Desde su nacimiento, Pablo Zelaya Sierra mostró un brillo especial en sus ojos. Apenas pudo sostener un lápiz, comenzó a dibujar todo lo que veía a su alrededor: los árboles danzantes, los rostros sonrientes de sus vecinos y las nubes juguetonas que cruzaban el cielo. Pasaba horas junto a su padre y sus tíos, admirando cómo transformaban simples trozos de madera en figuras llenas de vida.
Un día, mientras ayudaba a su padre a lijar una pieza de madera, Pablo vio un atardecer tan increíblemente hermoso que sintió la necesidad de capturarlo. Con un viejo pincel y un poco de pintura, creó su primera obra, un estallido de colores vibrantes que dejó a todos boquiabiertos. Desde ese momento, nadie dudó de que tenía un don.
Aunque enseñaba con cariño en la Escuela Superior del Magisterio, sus pensamientos siempre volaban hacia los lienzos y los colores. El arte era su verdadera pasión, y el destino tenía grandes planes para él. La noticia de una beca de la cooperación española en Honduras llegó como un rayo de esperanza. Con el corazón latiendo de emoción, partió hacia Costa Rica para estudiar en la Escuela Nacional de Bellas Artes.
En 1920, el viento del destino llevó a Pablo a la majestuosa ciudad de Madrid. En la Real Academia de Bellas Artes de San Fernando, estudió con grandes maestros como Manuel Benedito y Daniel Vázquez Díaz. Entre pinceladas y lecciones, su arte floreció, y pronto, sus obras comenzaron a brillar en importantes exposiciones como la Exposición Nacional de París y el famoso Salón de Otoño.

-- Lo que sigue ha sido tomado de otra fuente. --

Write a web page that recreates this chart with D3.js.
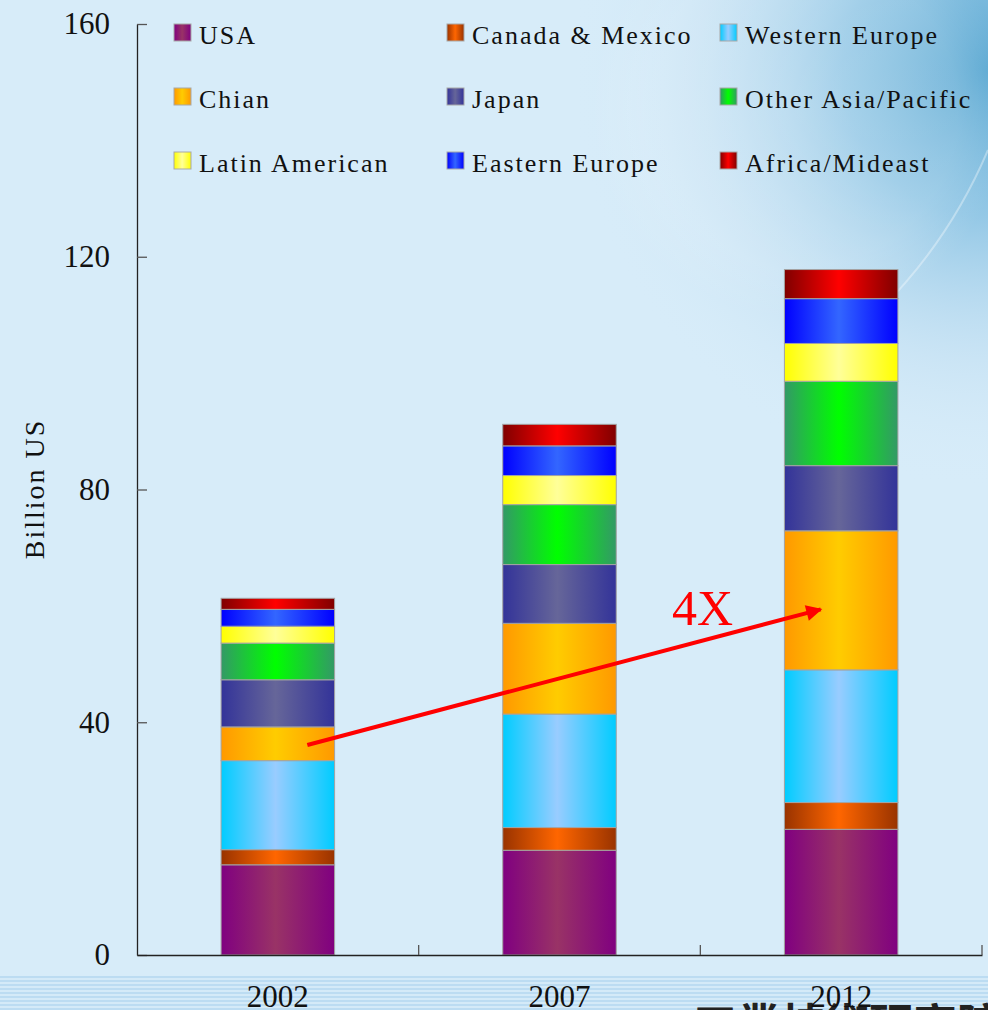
<!DOCTYPE html>
<html>
<head>
<meta charset="utf-8">
<script src="https://cdn.jsdelivr.net/npm/d3@7"></script>
<style>
  html, body { margin: 0; padding: 0; background: #d7ecf9; overflow: hidden; }
  svg text { font-family: "Liberation Serif", "DejaVu Serif", serif; fill: #111; }
</style>
</head>
<body>
<div class="chart"></div>
<script>
// data (billion US$ per region, stacked)
const years = ["2002", "2007", "2012"];
const regions = ["USA", "Canada & Mexico", "Western Europe", "Chian", "Japan",
                 "Other Asia/Pacific", "Latin American", "Eastern Europe", "Africa/Mideast"];
const usa       = [15.5, 18.0, 21.6];
const canMex    = [2.6, 3.9, 4.6];
const westEur   = [15.3, 19.5, 22.8];
const china     = [5.8, 15.6, 23.9];
const japan     = [8.1, 10.1, 11.2];
const otherAsia = [6.3, 10.3, 14.5];
const latinAm   = [2.9, 5.0, 6.5];
const eastEur   = [2.9, 5.1, 7.7];
const africa    = [1.9, 3.7, 5.0];
const yTicks = [0, 40, 80, 120, 160];
// "4X" arrow, in data units: [year, value] at both ends
const arrowFrom = ["2002", 36.1];
const arrowTo = ["2012", 59.4];

// edge colour / centre colour of each region's horizontal gradient
const edgeColors   = ["#800080", "#993300", "#00ccff", "#ff9900", "#333399", "#339966", "#ffff00", "#0000ff", "#800000"];
const centerColors = ["#993366", "#ff6600", "#99ccff", "#ffcc00", "#666699", "#00ff00", "#ffff99", "#3366ff", "#ff0000"];

const series = [usa, canMex, westEur, china, japan, otherAsia, latinAm, eastEur, africa];
const table = years.map((yr, i) => {
  const row = { year: yr };
  regions.forEach((r, k) => { row[r] = series[k][i]; });
  return row;
});

const w = 988, h = 1010;
const svg = d3.select(".chart").append("svg")
  .attr("width", w)
  .attr("height", h);

const defs = svg.append("defs");

// background: globe glow top right
const glow = defs.append("radialGradient").attr("id", "glow")
  .attr("cx", 990).attr("cy", 70).attr("r", 420).attr("gradientUnits", "userSpaceOnUse");
glow.append("stop").attr("offset", "0%").attr("stop-color", "rgb(85,165,208)").attr("stop-opacity", 0.95);
glow.append("stop").attr("offset", "35%").attr("stop-color", "rgb(120,185,222)").attr("stop-opacity", 0.7);
glow.append("stop").attr("offset", "70%").attr("stop-color", "rgb(180,215,238)").attr("stop-opacity", 0.35);
glow.append("stop").attr("offset", "100%").attr("stop-color", "#d7ecf9").attr("stop-opacity", 0);

// soft lighter globe
const globe = defs.append("radialGradient").attr("id", "globe");
globe.append("stop").attr("offset", "0%").attr("stop-color", "#ffffff").attr("stop-opacity", 0.18);
globe.append("stop").attr("offset", "75%").attr("stop-color", "#ffffff").attr("stop-opacity", 0.12);
globe.append("stop").attr("offset", "100%").attr("stop-color", "#ffffff").attr("stop-opacity", 0);

const stripes = defs.append("pattern").attr("id", "stripes")
  .attr("width", 8).attr("height", 4).attr("patternUnits", "userSpaceOnUse");
stripes.append("rect").attr("width", 8).attr("height", 4).attr("fill", "#d4eaf8");
stripes.append("rect").attr("width", 8).attr("height", 2).attr("fill", "#bcdcf2");

regions.forEach((r, k) => {
  const g = defs.append("linearGradient").attr("id", "grad" + k)
    .attr("x1", "0%").attr("x2", "100%").attr("y1", "0%").attr("y2", "0%");
  g.append("stop").attr("offset", "0%").attr("stop-color", edgeColors[k]);
  g.append("stop").attr("offset", "48%").attr("stop-color", centerColors[k]);
  g.append("stop").attr("offset", "100%").attr("stop-color", edgeColors[k]);
});

defs.append("marker").attr("id", "head")
  .attr("viewBox", "0 0 10 10").attr("refX", 9).attr("refY", 5)
  .attr("markerWidth", 5).attr("markerHeight", 4).attr("orient", "auto")
  .attr("markerUnits", "strokeWidth")
  .append("path").attr("d", "M0,0 L10,5 L0,10 z").attr("fill", "#ff0000");

svg.append("rect").attr("width", w).attr("height", h).attr("fill", "#d7ecf9");
svg.append("rect").attr("width", w).attr("height", h).attr("fill", "url(#glow)");
svg.append("circle").attr("cx", 800).attr("cy", 110).attr("r", 210)
  .attr("fill", "url(#globe)");
svg.append("path").attr("d", "M988,150 Q950,240 880,310")
  .attr("fill", "none").attr("stroke", "#ffffff").attr("stroke-opacity", 0.35).attr("stroke-width", 2);
svg.append("rect").attr("x", 0).attr("y", 976).attr("width", w).attr("height", h - 976)
  .attr("fill", "url(#stripes)");
svg.append("text")
  .attr("x", 693).attr("y", 1041)
  .style("font-family", "'Noto Sans CJK TC', sans-serif")
  .style("font-weight", "bold")
  .style("font-size", "44px")
  .style("fill", "#222")
  .text("工業技術研究院");

// scales
const x = d3.scaleBand()
  .domain(years)
  .range([137, 982])
  .paddingInner(0.597)
  .paddingOuter(0.2985);
const y = d3.scaleLinear()
  .domain([0, 160])
  .range([955, 24]);

const stacked = d3.stack().keys(regions)(table);

// bars
svg.append("g").selectAll("g")
  .data(stacked)
  .enter()
  .append("g")
  .attr("fill", (d, k) => "url(#grad" + k + ")")
  .selectAll("rect")
  .data(d => d)
  .enter()
  .append("rect")
  .attr("x", d => x(d.data.year))
  .attr("y", d => y(d[1]))
  .attr("width", x.bandwidth())
  .attr("height", d => y(d[0]) - y(d[1]))
  .attr("stroke", "#a3a3a3")
  .attr("stroke-width", 1);

// y axis, ticks pointing into the plot
const yAxis = svg.append("g")
  .attr("transform", "translate(137,0)")
  .call(d3.axisLeft(y).tickValues(yTicks).tickSizeInner(-10).tickSizeOuter(0).tickPadding(27));
yAxis.select(".domain").attr("stroke", "#222").attr("stroke-width", 1.3);
yAxis.selectAll(".tick line").attr("stroke", "#555").attr("stroke-width", 1.3);
yAxis.selectAll("text").style("font-size", "31px").style("font-family", "'Liberation Serif', serif").attr("fill", "#111");

// x axis with labels under the bars and ticks at the category borders
const xAxis = svg.append("g")
  .attr("transform", "translate(0,955)")
  .call(d3.axisBottom(x).tickSizeInner(0).tickSizeOuter(0).tickPadding(30));
xAxis.select(".domain").attr("stroke", "#222").attr("stroke-width", 1.5);
xAxis.selectAll("text").style("font-size", "31px").style("font-family", "'Liberation Serif', serif").attr("fill", "#111");
xAxis.selectAll(".border")
  .data(years)
  .enter()
  .append("line")
  .classed("border", true)
  .attr("x1", (d, i) => x.range()[0] + x.step() * (i + 1))
  .attr("x2", (d, i) => x.range()[0] + x.step() * (i + 1))
  .attr("y1", 0)
  .attr("y2", -10)
  .attr("stroke", "#555")
  .attr("stroke-width", 1.3);

svg.append("text")
  .attr("transform", "translate(44,489) rotate(-90)")
  .style("text-anchor", "middle")
  .style("font-size", "28px")
  .style("letter-spacing", "2px")
  .text("Billion US");

// legend, 3 columns
const legend = svg.append("g").selectAll("g")
  .data(regions)
  .enter()
  .append("g")
  .attr("transform", (d, i) => "translate(" + (174 + (i % 3) * 273) + "," + (24 + Math.floor(i / 3) * 64) + ")");
legend.append("rect")
  .attr("width", 17).attr("height", 17)
  .attr("fill", (d, i) => "url(#grad" + i + ")")
  .attr("stroke", "#a8a8a8").attr("stroke-width", 1);
legend.append("text")
  .attr("x", 25).attr("y", 20)
  .style("font-size", "26px")
  .style("letter-spacing", "2px")
  .text(d => d);

// growth arrow
const ax1 = x(arrowFrom[0]) + x.bandwidth() * 0.76;
const ax2 = x(arrowTo[0]) + x.bandwidth() * 0.32;
svg.append("line")
  .attr("x1", ax1).attr("y1", y(arrowFrom[1]))
  .attr("x2", ax2).attr("y2", y(arrowTo[1]))
  .attr("stroke", "#ff0000")
  .attr("stroke-width", 4)
  .attr("marker-end", "url(#head)");
svg.append("text")
  .attr("x", 672).attr("y", 625)
  .style("font-size", "50px")
  .style("fill", "#ff0000")
  .text("4X");
</script>
</body>
</html>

Pero aunque el éxito lo sonreía desde tierras lejanas, su corazón siempre perteneció a Honduras. En cada una de sus pinturas, plasmaba la esencia de su país: los paisajes dorados, las tradiciones vibrantes y la calidez de su gente. Sus obras eran cartas de amor a su patria. En 1932, regresó a casa con sueños y una maleta repleta de ideas, decidido a impulsar el arte moderno en su tierra.

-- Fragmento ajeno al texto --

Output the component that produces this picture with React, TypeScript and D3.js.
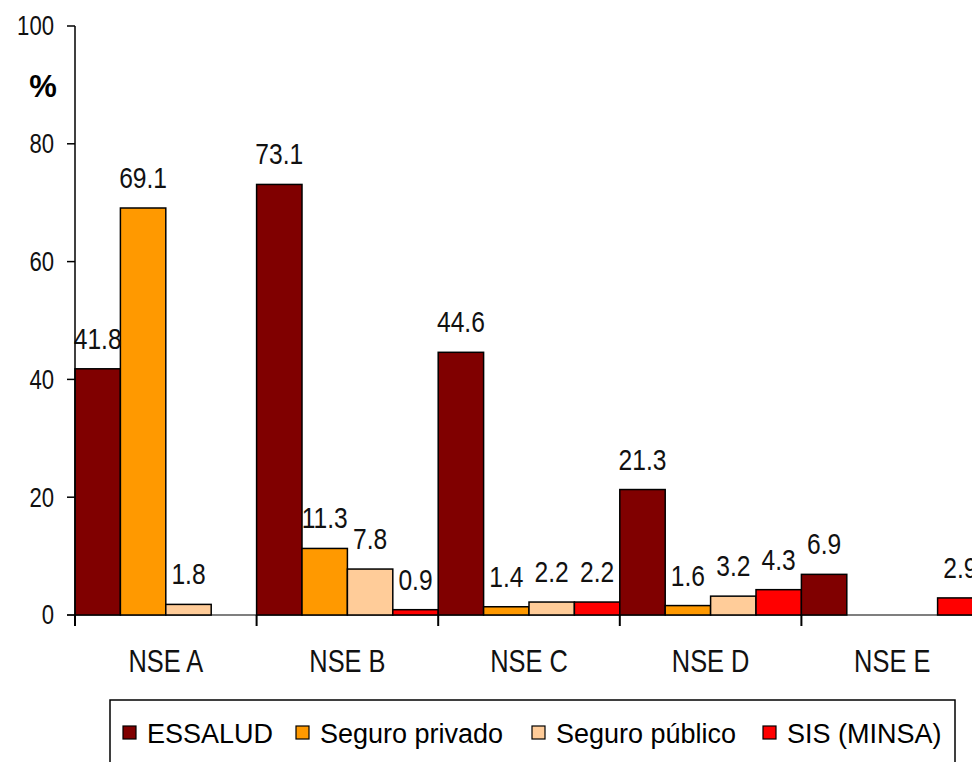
import React, { useEffect, useRef } from "react";
import * as d3 from "d3";

const categories = ["NSE A", "NSE B", "NSE C", "NSE D", "NSE E"];
const seriesNames = ["ESSALUD", "Seguro privado", "Seguro público", "SIS (MINSA)"];
const essalud = [41.8, 73.1, 44.6, 21.3, 6.9];
const seguroPrivado = [69.1, 11.3, 1.4, 1.6, null];
const seguroPublico = [1.8, 7.8, 2.2, 3.2, null];
const sisMinsa = [null, 0.9, 2.2, 4.3, 2.9];
const yTicks = [0, 20, 40, 60, 80, 100];
const colors = ["#800000", "#FF9900", "#FFCC99", "#FF0000"];

const App = () => {
    const svgRef = useRef<SVGSVGElement>(null);

    useEffect(() => {
        const width = 972, height = 762;
        const sans = "'Liberation Sans', Arial, sans-serif";
        const squeeze = 0.82; // narrow look of the original font

        const svg = d3.select(svgRef.current)
            .attr("width", width)
            .attr("height", height);
        svg.selectAll("*").remove();

        const series = [essalud, seguroPrivado, seguroPublico, sisMinsa];

        const x = d3.scaleBand().domain(categories).range([75, 983]).padding(0);
        const xInner = d3.scaleBand().domain(seriesNames).range([0, x.bandwidth()]).padding(0);
        const y = d3.scaleLinear().domain([0, 100]).range([615, 26]);

        // baseline
        svg.append("line")
            .attr("x1", 67).attr("x2", 983)
            .attr("y1", y(0)).attr("y2", y(0))
            .attr("stroke", "#555").attr("stroke-width", 1.5);

        const bars: { cat: string; name: string; value: number; i: number }[] = [];
        categories.forEach((cat, ci) => {
            series.forEach((s, si) => {
                const v = s[ci];
                if (v !== null && v !== undefined) bars.push({ cat, name: seriesNames[si], value: v, i: si });
            });
        });

        svg.selectAll(".bar")
            .data(bars)
            .enter()
            .append("rect")
            .attr("x", d => x(d.cat)! + xInner(d.name)!)
            .attr("y", d => y(d.value))
            .attr("width", xInner.bandwidth())
            .attr("height", d => y(0) - y(d.value))
            .attr("fill", d => colors[d.i])
            .attr("stroke", "#000")
            .attr("stroke-width", 1.5);

        svg.selectAll(".label")
            .data(bars)
            .enter()
            .append("text")
            .attr("transform", d =>
                `translate(${x(d.cat)! + xInner(d.name)! + xInner.bandwidth() / 2}, ${y(d.value) - 20}) scale(${squeeze}, 1)`)
            .attr("text-anchor", "middle")
            .attr("font-family", sans)
            .attr("font-size", 30)
            .attr("fill", "#111")
            .text(d => d.value.toFixed(1));

        // y axis
        svg.append("line")
            .attr("x1", 75).attr("x2", 75)
            .attr("y1", y(100)).attr("y2", y(0))
            .attr("stroke", "#000").attr("stroke-width", 1.5);

        const yt = svg.selectAll(".ytick").data(yTicks).enter().append("g");
        yt.append("line")
            .attr("x1", 67).attr("x2", 75)
            .attr("y1", d => y(d)).attr("y2", d => y(d))
            .attr("stroke", "#000").attr("stroke-width", 1.5);
        yt.append("text")
            .attr("transform", d => `translate(54, ${y(d)}) scale(${squeeze}, 1)`)
            .attr("dy", "0.35em")
            .attr("text-anchor", "end")
            .attr("font-family", sans)
            .attr("font-size", 27)
            .attr("fill", "#111")
            .text(d => d);

        svg.append("text")
            .attr("x", 43).attr("y", 97)
            .attr("text-anchor", "middle")
            .attr("font-family", sans)
            .attr("font-weight", "bold")
            .attr("font-size", 31)
            .text("%");

        // category ticks and labels
        const bounds = categories.map(c => x(c)!).concat([x(categories[categories.length - 1])! + x.bandwidth()]);
        svg.selectAll(".xtick")
            .data(bounds)
            .enter()
            .append("line")
            .attr("x1", d => d).attr("x2", d => d)
            .attr("y1", y(0)).attr("y2", y(0) + 11)
            .attr("stroke", "#000").attr("stroke-width", 2);

        svg.selectAll(".xlabel")
            .data(categories)
            .enter()
            .append("text")
            .attr("transform", d => `translate(${x(d)! + x.bandwidth() / 2}, 672) scale(${squeeze}, 1)`)
            .attr("text-anchor", "middle")
            .attr("font-family", sans)
            .attr("font-size", 31)
            .attr("fill", "#111")
            .text(d => d);

        // legend
        svg.append("rect")
            .attr("x", 110).attr("y", 700)
            .attr("width", 845).attr("height", 100)
            .attr("fill", "#fff")
            .attr("stroke", "#000").attr("stroke-width", 1.5);

        const legendX = [123, 296, 532, 763];
        const lg = svg.selectAll(".legend").data(seriesNames).enter().append("g")
            .attr("transform", (d, i) => `translate(${legendX[i]}, 0)`);
        lg.append("rect")
            .attr("x", 0).attr("y", 726)
            .attr("width", 13).attr("height", 13)
            .attr("fill", (d, i) => colors[i])
            .attr("stroke", "#000").attr("stroke-width", 1.2);
        lg.append("text")
            .attr("x", 24).attr("y", 743)
            .attr("font-family", sans)
            .attr("font-size", 27)
            .text(d => d);
    }, []);

    return <svg ref={svgRef} style={{ position: "absolute", left: 0, top: 0 }}></svg>;
};

export default App;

Aunque la salud de Pablo comenzó a debilitarse, su legado nunca se desvaneció. En marzo de 1933, emprendió su último viaje, dejando tras de sí una huella imborrable en el alma de su país. Hoy, el espíritu de Pablo Zelaya Sierra vive en cada trazo y en cada color. El Premio Nacional de Arte de Honduras lleva su nombre como un homenaje eterno, y en cada pincelada, sigue contando la historia de un hombre que convirtió la belleza del mundo en arte.